(Lines of data)
+--

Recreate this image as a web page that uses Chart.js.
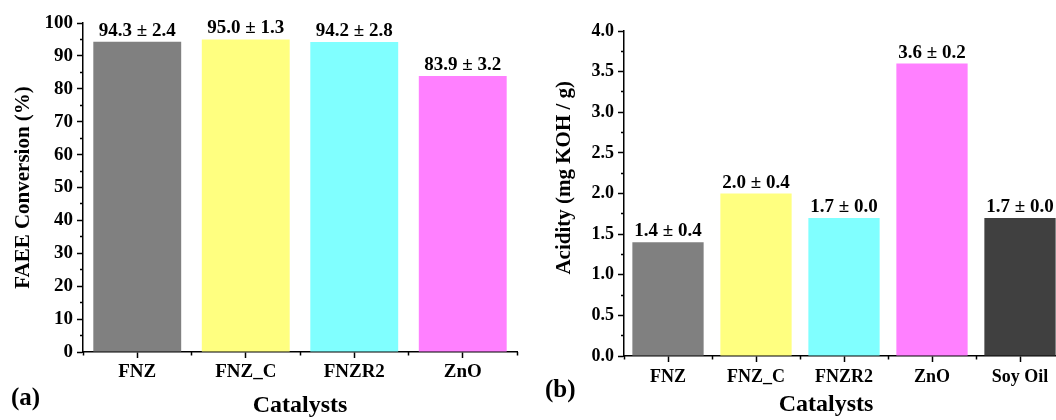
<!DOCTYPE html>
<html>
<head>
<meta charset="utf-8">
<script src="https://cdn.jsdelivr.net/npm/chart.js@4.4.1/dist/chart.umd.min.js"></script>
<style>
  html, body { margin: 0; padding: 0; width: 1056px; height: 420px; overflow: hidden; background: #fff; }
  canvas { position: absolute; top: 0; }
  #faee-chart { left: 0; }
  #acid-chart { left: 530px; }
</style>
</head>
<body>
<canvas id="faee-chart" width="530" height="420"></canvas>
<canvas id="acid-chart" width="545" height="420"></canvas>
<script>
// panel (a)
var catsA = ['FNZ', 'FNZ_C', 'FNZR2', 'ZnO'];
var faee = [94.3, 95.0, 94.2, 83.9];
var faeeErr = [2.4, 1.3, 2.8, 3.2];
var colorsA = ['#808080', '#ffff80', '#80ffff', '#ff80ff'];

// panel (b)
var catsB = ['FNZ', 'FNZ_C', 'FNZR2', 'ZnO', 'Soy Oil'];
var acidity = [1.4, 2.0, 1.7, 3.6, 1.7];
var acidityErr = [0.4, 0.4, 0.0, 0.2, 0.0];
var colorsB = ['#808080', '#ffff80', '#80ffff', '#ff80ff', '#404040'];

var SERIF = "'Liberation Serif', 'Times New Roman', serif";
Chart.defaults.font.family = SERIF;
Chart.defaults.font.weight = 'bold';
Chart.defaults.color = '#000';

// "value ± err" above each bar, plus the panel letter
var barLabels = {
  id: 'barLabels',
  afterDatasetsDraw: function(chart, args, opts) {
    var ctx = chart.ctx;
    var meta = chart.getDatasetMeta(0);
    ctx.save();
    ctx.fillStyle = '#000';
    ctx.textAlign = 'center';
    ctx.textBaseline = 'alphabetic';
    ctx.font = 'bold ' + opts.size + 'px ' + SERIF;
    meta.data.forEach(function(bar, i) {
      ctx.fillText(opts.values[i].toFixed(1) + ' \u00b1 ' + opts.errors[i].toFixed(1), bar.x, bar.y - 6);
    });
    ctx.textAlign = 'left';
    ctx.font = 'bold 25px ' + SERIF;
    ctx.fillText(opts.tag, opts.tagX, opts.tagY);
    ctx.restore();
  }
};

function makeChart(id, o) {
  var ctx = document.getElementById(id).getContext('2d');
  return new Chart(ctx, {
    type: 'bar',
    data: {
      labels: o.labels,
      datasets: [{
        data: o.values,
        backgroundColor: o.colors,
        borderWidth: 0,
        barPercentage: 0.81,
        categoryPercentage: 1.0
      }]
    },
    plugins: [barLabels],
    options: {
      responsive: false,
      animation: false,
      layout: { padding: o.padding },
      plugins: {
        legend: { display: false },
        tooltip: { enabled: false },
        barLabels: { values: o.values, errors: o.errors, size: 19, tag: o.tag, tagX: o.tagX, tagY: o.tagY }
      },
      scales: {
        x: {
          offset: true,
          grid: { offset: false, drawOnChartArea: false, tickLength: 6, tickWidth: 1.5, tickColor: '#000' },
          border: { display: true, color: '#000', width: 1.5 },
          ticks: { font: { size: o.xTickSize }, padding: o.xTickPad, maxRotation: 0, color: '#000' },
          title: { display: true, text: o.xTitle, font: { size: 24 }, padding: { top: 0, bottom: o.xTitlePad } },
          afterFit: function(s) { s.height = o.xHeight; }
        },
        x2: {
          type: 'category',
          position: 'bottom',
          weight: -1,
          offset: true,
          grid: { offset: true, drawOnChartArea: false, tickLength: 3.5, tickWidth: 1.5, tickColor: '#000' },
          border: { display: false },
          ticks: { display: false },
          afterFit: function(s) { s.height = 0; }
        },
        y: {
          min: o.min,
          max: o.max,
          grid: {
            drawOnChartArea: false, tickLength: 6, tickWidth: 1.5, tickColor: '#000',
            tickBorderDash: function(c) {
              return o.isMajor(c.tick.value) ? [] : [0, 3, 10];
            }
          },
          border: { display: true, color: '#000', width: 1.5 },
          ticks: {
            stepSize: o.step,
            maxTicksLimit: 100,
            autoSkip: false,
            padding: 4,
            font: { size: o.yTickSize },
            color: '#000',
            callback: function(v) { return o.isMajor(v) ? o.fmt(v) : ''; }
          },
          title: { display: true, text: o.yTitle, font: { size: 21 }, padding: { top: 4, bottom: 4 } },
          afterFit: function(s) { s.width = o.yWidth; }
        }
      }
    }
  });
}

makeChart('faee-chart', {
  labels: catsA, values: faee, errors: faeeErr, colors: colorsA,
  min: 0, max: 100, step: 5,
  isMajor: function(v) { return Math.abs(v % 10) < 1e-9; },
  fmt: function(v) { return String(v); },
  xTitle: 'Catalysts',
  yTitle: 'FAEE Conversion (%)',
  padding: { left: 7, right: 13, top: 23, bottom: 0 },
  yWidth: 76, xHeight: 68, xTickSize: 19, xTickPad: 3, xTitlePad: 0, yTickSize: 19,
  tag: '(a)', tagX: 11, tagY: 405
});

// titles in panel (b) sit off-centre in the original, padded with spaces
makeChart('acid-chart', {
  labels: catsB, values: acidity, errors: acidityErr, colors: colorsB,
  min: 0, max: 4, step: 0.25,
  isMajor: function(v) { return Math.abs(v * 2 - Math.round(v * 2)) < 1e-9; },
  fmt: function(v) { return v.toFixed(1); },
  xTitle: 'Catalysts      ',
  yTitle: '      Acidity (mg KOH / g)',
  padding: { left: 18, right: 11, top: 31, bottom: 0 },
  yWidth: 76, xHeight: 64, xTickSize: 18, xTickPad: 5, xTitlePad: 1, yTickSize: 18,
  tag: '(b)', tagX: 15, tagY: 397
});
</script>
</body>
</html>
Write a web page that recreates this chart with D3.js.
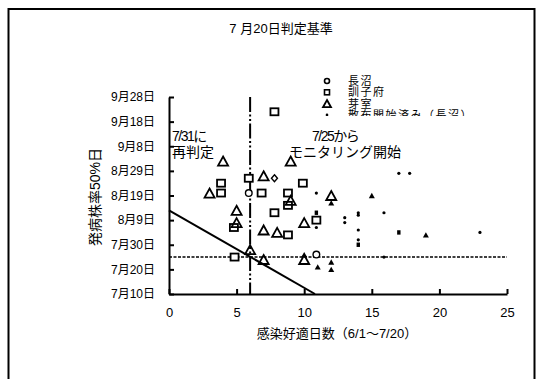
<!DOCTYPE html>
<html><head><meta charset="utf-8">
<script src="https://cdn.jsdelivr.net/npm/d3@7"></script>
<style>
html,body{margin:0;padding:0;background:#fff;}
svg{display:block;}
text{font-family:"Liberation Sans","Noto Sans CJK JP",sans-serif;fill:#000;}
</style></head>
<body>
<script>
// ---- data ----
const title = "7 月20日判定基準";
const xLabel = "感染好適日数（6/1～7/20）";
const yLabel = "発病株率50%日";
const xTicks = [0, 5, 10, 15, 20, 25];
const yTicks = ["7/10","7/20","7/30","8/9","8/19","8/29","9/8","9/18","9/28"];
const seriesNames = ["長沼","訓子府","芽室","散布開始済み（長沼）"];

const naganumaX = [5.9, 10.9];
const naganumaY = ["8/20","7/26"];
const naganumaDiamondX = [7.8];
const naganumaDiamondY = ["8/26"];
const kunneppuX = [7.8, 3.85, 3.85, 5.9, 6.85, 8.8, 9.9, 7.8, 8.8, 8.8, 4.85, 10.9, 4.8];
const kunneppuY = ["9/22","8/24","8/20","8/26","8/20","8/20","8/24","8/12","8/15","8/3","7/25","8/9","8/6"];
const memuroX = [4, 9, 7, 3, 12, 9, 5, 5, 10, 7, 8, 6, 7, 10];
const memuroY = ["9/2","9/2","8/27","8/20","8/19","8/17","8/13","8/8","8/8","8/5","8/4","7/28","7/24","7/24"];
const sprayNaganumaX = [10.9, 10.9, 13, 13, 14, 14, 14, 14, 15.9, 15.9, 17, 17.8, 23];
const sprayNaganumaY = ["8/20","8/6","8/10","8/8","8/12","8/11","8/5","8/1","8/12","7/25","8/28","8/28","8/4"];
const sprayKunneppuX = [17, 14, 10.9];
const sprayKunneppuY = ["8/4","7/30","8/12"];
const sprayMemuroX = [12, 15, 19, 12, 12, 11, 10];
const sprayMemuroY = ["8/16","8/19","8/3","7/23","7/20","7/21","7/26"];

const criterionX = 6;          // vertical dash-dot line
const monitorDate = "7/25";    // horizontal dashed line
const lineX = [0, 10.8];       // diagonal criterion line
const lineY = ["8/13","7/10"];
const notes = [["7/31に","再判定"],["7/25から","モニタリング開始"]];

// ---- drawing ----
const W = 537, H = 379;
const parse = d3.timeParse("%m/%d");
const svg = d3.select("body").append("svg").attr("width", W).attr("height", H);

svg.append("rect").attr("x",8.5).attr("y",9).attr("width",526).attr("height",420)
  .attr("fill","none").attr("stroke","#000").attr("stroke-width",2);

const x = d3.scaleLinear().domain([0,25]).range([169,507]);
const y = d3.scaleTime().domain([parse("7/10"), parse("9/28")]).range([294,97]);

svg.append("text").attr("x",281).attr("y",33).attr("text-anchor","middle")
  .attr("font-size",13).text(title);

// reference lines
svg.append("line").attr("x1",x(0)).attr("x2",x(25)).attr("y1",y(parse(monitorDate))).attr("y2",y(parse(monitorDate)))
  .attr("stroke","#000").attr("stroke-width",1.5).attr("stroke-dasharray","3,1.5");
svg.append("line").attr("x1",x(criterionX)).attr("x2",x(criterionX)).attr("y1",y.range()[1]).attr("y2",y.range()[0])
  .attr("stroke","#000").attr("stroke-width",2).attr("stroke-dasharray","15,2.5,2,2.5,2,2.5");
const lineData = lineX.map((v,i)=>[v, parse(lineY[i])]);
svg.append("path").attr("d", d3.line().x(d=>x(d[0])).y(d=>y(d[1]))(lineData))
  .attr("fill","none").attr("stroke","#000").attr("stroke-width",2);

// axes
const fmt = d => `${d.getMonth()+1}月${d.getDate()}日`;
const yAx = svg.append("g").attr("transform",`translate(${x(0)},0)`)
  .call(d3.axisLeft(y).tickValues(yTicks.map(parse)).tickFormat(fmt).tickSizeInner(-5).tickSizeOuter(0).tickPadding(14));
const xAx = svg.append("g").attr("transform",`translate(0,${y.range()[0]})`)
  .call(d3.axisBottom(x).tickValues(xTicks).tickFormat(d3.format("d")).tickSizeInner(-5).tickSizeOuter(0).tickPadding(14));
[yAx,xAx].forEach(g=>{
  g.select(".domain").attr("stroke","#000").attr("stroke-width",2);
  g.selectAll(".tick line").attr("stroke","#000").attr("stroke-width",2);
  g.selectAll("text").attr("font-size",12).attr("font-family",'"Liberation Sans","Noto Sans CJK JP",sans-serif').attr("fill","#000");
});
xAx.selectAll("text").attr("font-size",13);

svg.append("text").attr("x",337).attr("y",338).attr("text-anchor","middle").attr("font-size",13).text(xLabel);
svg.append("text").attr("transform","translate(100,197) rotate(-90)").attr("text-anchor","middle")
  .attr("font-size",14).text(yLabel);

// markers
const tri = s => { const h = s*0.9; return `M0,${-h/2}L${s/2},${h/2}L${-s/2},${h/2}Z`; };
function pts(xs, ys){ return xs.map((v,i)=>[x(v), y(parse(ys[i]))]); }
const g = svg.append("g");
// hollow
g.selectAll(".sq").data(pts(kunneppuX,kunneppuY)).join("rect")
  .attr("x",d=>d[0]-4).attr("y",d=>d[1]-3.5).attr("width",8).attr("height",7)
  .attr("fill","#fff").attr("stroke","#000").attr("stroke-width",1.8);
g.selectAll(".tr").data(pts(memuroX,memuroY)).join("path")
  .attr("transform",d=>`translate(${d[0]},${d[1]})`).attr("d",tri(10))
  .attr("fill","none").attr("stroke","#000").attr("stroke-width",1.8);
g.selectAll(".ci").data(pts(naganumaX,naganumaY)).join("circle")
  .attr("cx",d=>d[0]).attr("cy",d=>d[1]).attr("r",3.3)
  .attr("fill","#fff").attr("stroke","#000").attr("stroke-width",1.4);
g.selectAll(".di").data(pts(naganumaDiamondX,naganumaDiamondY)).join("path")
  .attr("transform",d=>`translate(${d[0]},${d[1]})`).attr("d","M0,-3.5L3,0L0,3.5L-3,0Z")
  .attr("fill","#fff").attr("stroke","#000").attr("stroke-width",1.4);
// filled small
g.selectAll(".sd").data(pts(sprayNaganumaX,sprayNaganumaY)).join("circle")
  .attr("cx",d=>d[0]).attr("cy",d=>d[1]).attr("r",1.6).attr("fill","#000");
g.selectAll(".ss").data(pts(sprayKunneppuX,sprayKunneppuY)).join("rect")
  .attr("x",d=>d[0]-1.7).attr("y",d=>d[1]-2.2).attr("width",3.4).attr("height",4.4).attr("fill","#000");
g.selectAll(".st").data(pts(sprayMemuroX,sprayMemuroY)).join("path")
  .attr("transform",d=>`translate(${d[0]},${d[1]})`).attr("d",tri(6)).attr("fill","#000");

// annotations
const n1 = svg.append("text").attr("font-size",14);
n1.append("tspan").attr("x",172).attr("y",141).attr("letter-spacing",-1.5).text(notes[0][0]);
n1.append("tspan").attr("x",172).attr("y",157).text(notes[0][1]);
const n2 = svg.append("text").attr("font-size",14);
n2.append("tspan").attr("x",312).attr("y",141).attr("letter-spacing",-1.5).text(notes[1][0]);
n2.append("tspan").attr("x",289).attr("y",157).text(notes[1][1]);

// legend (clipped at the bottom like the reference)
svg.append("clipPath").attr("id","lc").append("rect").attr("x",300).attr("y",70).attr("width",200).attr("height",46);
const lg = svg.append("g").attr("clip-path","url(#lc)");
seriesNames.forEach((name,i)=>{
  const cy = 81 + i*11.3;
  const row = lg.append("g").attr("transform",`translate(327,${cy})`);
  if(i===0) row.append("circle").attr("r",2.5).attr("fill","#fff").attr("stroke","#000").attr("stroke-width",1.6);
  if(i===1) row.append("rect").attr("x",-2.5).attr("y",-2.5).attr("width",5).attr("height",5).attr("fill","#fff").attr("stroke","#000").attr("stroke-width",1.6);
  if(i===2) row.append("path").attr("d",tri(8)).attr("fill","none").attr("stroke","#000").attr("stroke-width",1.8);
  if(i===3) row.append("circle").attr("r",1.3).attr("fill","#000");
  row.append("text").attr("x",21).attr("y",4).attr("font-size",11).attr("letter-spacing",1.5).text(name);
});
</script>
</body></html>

+--

#### [Set exercise]
Take the material above from its first line through the line holding "Chart.defaults.color = '#000';" and set it down exactly, without the pictures.

#### [Answer in full]
Recreate this image as a web page that uses Chart.js.
<!DOCTYPE html>
<html>
<head>
<meta charset="utf-8">
<script src="https://cdn.jsdelivr.net/npm/chart.js@4.4.1/dist/chart.umd.min.js"></script>
<style>
  html, body { margin: 0; padding: 0; width: 1056px; height: 420px; overflow: hidden; background: #fff; }
  canvas { position: absolute; top: 0; }
  #faee-chart { left: 0; }
  #acid-chart { left: 530px; }
</style>
</head>
<body>
<canvas id="faee-chart" width="530" height="420"></canvas>
<canvas id="acid-chart" width="545" height="420"></canvas>
<script>
// panel (a)
var catsA = ['FNZ', 'FNZ_C', 'FNZR2', 'ZnO'];
var faee = [94.3, 95.0, 94.2, 83.9];
var faeeErr = [2.4, 1.3, 2.8, 3.2];
var colorsA = ['#808080', '#ffff80', '#80ffff', '#ff80ff'];

// panel (b)
var catsB = ['FNZ', 'FNZ_C', 'FNZR2', 'ZnO', 'Soy Oil'];
var acidity = [1.4, 2.0, 1.7, 3.6, 1.7];
var acidityErr = [0.4, 0.4, 0.0, 0.2, 0.0];
var colorsB = ['#808080', '#ffff80', '#80ffff', '#ff80ff', '#404040'];

var SERIF = "'Liberation Serif', 'Times New Roman', serif";
Chart.defaults.font.family = SERIF;
Chart.defaults.font.weight = 'bold';
Chart.defaults.color = '#000';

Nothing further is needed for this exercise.